##### Input material #####
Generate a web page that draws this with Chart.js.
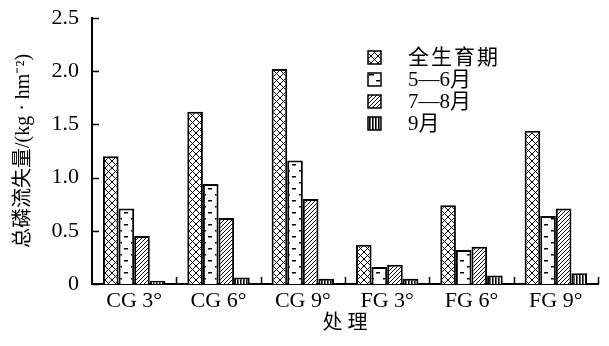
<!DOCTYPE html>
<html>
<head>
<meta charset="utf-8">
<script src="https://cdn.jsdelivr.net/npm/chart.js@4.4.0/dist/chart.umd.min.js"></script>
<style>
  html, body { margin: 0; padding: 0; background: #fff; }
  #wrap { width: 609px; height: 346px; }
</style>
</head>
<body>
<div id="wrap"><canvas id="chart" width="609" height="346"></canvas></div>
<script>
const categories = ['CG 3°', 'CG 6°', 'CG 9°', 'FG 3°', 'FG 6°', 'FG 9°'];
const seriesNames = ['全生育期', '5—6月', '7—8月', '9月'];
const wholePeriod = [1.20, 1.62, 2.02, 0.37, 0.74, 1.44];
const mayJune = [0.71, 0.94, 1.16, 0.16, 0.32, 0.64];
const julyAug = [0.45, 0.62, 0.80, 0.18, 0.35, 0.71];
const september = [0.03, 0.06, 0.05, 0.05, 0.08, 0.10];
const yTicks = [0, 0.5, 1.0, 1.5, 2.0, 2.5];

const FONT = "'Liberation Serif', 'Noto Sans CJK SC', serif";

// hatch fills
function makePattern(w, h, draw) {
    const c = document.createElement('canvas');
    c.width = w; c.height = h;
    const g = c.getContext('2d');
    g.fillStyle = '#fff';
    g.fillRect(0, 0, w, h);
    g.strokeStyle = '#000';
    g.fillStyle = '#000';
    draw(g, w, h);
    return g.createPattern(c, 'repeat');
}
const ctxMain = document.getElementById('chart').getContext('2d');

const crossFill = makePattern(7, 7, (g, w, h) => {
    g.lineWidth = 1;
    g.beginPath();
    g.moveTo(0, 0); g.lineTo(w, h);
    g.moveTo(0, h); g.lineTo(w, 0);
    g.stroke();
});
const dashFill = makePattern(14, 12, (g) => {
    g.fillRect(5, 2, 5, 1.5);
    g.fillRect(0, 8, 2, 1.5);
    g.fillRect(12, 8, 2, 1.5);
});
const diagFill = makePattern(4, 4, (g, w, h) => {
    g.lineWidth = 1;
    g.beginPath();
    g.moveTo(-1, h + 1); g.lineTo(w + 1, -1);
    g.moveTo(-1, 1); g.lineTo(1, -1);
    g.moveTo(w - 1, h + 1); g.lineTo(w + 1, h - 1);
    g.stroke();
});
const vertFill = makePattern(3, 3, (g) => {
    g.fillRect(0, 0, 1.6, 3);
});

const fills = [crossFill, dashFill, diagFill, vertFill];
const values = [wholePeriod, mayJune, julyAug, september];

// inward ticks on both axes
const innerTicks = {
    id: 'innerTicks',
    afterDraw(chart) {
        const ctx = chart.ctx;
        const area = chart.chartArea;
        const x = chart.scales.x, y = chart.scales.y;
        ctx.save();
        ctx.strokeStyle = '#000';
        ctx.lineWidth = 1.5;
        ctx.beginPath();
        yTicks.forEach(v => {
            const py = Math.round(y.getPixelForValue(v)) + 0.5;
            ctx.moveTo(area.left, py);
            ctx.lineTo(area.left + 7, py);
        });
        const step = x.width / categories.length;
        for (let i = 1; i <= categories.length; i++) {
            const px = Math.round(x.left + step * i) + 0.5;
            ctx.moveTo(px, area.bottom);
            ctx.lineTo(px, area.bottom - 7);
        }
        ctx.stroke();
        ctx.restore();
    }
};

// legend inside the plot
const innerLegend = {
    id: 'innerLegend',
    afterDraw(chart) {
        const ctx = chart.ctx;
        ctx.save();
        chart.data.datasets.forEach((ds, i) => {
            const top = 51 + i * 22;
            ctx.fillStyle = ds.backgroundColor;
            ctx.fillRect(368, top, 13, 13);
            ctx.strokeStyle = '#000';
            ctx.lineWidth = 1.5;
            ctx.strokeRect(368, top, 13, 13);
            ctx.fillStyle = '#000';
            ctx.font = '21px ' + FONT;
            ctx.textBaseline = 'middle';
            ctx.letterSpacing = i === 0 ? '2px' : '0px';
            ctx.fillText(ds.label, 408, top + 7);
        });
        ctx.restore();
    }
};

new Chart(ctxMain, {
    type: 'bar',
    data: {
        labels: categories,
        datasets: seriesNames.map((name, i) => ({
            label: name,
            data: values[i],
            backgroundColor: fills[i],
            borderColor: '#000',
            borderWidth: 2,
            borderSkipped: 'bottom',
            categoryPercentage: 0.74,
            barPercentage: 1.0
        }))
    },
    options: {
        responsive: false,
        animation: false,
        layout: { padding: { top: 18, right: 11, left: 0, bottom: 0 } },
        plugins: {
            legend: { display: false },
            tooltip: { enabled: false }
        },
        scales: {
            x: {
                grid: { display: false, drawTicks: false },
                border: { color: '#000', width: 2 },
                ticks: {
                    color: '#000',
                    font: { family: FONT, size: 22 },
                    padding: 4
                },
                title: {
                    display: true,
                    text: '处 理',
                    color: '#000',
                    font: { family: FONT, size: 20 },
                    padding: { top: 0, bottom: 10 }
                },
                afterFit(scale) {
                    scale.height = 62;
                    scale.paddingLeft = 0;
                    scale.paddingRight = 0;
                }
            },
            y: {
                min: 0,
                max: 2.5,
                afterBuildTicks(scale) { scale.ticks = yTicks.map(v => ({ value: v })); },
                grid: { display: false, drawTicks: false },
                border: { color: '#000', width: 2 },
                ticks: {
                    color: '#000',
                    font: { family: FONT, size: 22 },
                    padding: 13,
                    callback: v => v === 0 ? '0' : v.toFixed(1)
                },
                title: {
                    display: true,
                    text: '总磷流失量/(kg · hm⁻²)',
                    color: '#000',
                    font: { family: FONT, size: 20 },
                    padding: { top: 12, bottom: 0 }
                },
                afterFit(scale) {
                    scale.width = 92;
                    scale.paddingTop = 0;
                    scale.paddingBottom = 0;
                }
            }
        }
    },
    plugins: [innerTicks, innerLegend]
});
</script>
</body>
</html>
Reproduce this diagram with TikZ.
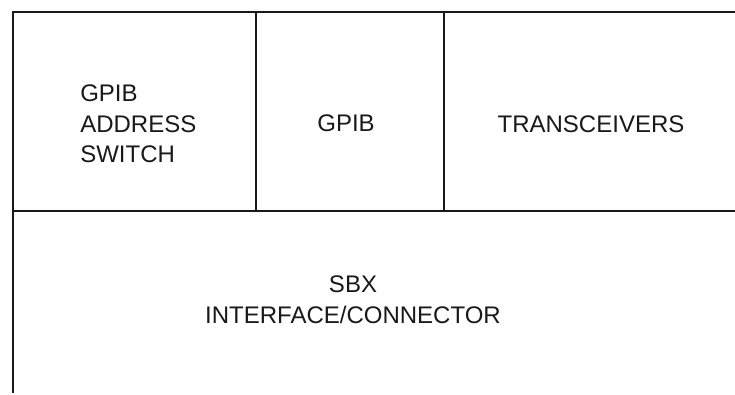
#####
Extract the entries in full, exactly as they are, minus the pictures.

Generate a web page that draws this with Chart.js.
<!DOCTYPE html>
<html>
<head>
<meta charset="utf-8">
<script src="https://cdn.jsdelivr.net/npm/chart.js@4.4.0/dist/chart.umd.min.js"></script>
<style>
  html, body { margin: 0; padding: 0; background: #fff; }
  #wrap { width: 609px; height: 346px; }
</style>
</head>
<body>
<div id="wrap"><canvas id="chart" width="609" height="346"></canvas></div>
<script>
const categories = ['CG 3°', 'CG 6°', 'CG 9°', 'FG 3°', 'FG 6°', 'FG 9°'];
const seriesNames = ['全生育期', '5—6月', '7—8月', '9月'];
const wholePeriod = [1.20, 1.62, 2.02, 0.37, 0.74, 1.44];
const mayJune = [0.71, 0.94, 1.16, 0.16, 0.32, 0.64];
const julyAug = [0.45, 0.62, 0.80, 0.18, 0.35, 0.71];
const september = [0.03, 0.06, 0.05, 0.05, 0.08, 0.10];
const yTicks = [0, 0.5, 1.0, 1.5, 2.0, 2.5];

const FONT = "'Liberation Serif', 'Noto Sans CJK SC', serif";

// hatch fills
function makePattern(w, h, draw) {
    const c = document.createElement('canvas');
    c.width = w; c.height = h;
    const g = c.getContext('2d');
    g.fillStyle = '#fff';
    g.fillRect(0, 0, w, h);
    g.strokeStyle = '#000';
    g.fillStyle = '#000';
    draw(g, w, h);
    return g.createPattern(c, 'repeat');
}
const ctxMain = document.getElementById('chart').getContext('2d');

const crossFill = makePattern(7, 7, (g, w, h) => {
    g.lineWidth = 1;
    g.beginPath();
    g.moveTo(0, 0); g.lineTo(w, h);
    g.moveTo(0, h); g.lineTo(w, 0);
    g.stroke();
});
const dashFill = makePattern(14, 12, (g) => {
    g.fillRect(5, 2, 5, 1.5);
    g.fillRect(0, 8, 2, 1.5);
    g.fillRect(12, 8, 2, 1.5);
});
const diagFill = makePattern(4, 4, (g, w, h) => {
    g.lineWidth = 1;
    g.beginPath();
    g.moveTo(-1, h + 1); g.lineTo(w + 1, -1);
    g.moveTo(-1, 1); g.lineTo(1, -1);
    g.moveTo(w - 1, h + 1); g.lineTo(w + 1, h - 1);
    g.stroke();
});
const vertFill = makePattern(3, 3, (g) => {
    g.fillRect(0, 0, 1.6, 3);
});

const fills = [crossFill, dashFill, diagFill, vertFill];
const values = [wholePeriod, mayJune, julyAug, september];

// inward ticks on both axes
const innerTicks = {
    id: 'innerTicks',
    afterDraw(chart) {
        const ctx = chart.ctx;
        const area = chart.chartArea;
        const x = chart.scales.x, y = chart.scales.y;
        ctx.save();
        ctx.strokeStyle = '#000';
        ctx.lineWidth = 1.5;
        ctx.beginPath();
        yTicks.forEach(v => {
            const py = Math.round(y.getPixelForValue(v)) + 0.5;
            ctx.moveTo(area.left, py);
            ctx.lineTo(area.left + 7, py);
        });
        const step = x.width / categories.length;
        for (let i = 1; i <= categories.length; i++) {
            const px = Math.round(x.left + step * i) + 0.5;
            ctx.moveTo(px, area.bottom);
            ctx.lineTo(px, area.bottom - 7);
        }
        ctx.stroke();
        ctx.restore();
    }
};

// legend inside the plot
const innerLegend = {
    id: 'innerLegend',
    afterDraw(chart) {
        const ctx = chart.ctx;
        ctx.save();
        chart.data.datasets.forEach((ds, i) => {
            const top = 51 + i * 22;
            ctx.fillStyle = ds.backgroundColor;
            ctx.fillRect(368, top, 13, 13);
            ctx.strokeStyle = '#000';
            ctx.lineWidth = 1.5;
            ctx.strokeRect(368, top, 13, 13);
            ctx.fillStyle = '#000';
            ctx.font = '21px ' + FONT;
            ctx.textBaseline = 'middle';
            ctx.letterSpacing = i === 0 ? '2px' : '0px';
            ctx.fillText(ds.label, 408, top + 7);
        });
        ctx.restore();
    }
};

new Chart(ctxMain, {
    type: 'bar',
    data: {
        labels: categories,
        datasets: seriesNames.map((name, i) => ({
            label: name,
            data: values[i],
            backgroundColor: fills[i],
            borderColor: '#000',
            borderWidth: 2,
            borderSkipped: 'bottom',
            categoryPercentage: 0.74,
            barPercentage: 1.0
        }))
    },
    options: {
        responsive: false,
        animation: false,
        layout: { padding: { top: 18, right: 11, left: 0, bottom: 0 } },
        plugins: {
            legend: { display: false },
            tooltip: { enabled: false }
        },
        scales: {
            x: {
                grid: { display: false, drawTicks: false },
                border: { color: '#000', width: 2 },
                ticks: {
                    color: '#000',
                    font: { family: FONT, size: 22 },
                    padding: 4
                },
                title: {
                    display: true,
                    text: '处 理',
                    color: '#000',
                    font: { family: FONT, size: 20 },
                    padding: { top: 0, bottom: 10 }
                },
                afterFit(scale) {
                    scale.height = 62;
                    scale.paddingLeft = 0;
                    scale.paddingRight = 0;
                }
            },
            y: {
                min: 0,
                max: 2.5,
                afterBuildTicks(scale) { scale.ticks = yTicks.map(v => ({ value: v })); },
                grid: { display: false, drawTicks: false },
                border: { color: '#000', width: 2 },
                ticks: {
                    color: '#000',
                    font: { family: FONT, size: 22 },
                    padding: 13,
                    callback: v => v === 0 ? '0' : v.toFixed(1)
                },
                title: {
                    display: true,
                    text: '总磷流失量/(kg · hm⁻²)',
                    color: '#000',
                    font: { family: FONT, size: 20 },
                    padding: { top: 12, bottom: 0 }
                },
                afterFit(scale) {
                    scale.width = 92;
                    scale.paddingTop = 0;
                    scale.paddingBottom = 0;
                }
            }
        }
    },
    plugins: [innerTicks, innerLegend]
});
</script>
</body>
</html>
Reproduce this diagram with TikZ.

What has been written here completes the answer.